A bit more walking took us to the San Miguel Mission Church. Another really old church (1610) that has been operating forever. It had closed earlier in the day, but that didn't matter. A miracle occurred while we were there. We felt rain! The wind stirred up and a few big drops fell! This was the beginning of a break in the weather to cooler temperatures. Yea! We hope it lasts.

Here are a few pictures from today's sights. Until next time...

Wildlife around Bandelier. It seemed as if we saw a lizard every 10 feet.

Remnants of a kiva--central meeting place. Kivas were large stone lined pits in the ground covered with timbers and dirt.

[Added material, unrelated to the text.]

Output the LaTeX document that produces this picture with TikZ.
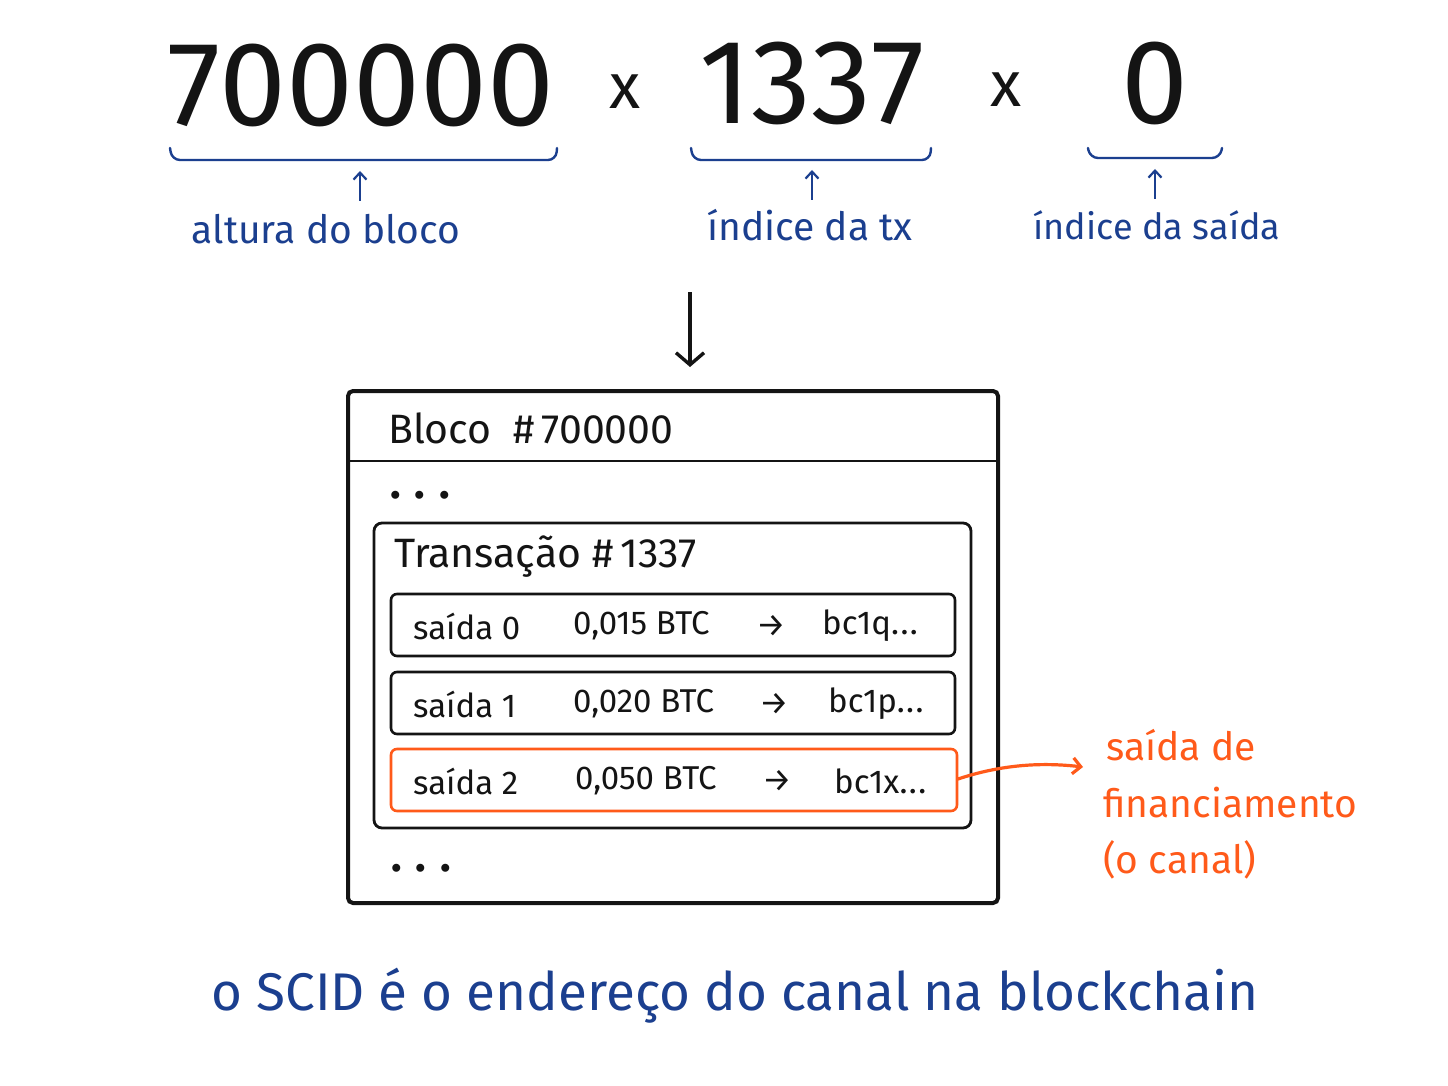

Ward climbing up into a cave room. These were carved into the cliff which is made from tuff--a soft volcanic rock.

On the drive back to Santa Fe, we saw many eroded mesas like this one.

Palace of the Governors. Besides its historic significance, it is known for the native craftsmen who line up to sell their wares.

San Miguel Misson--the oldest active church in the US and the one that brought us rain.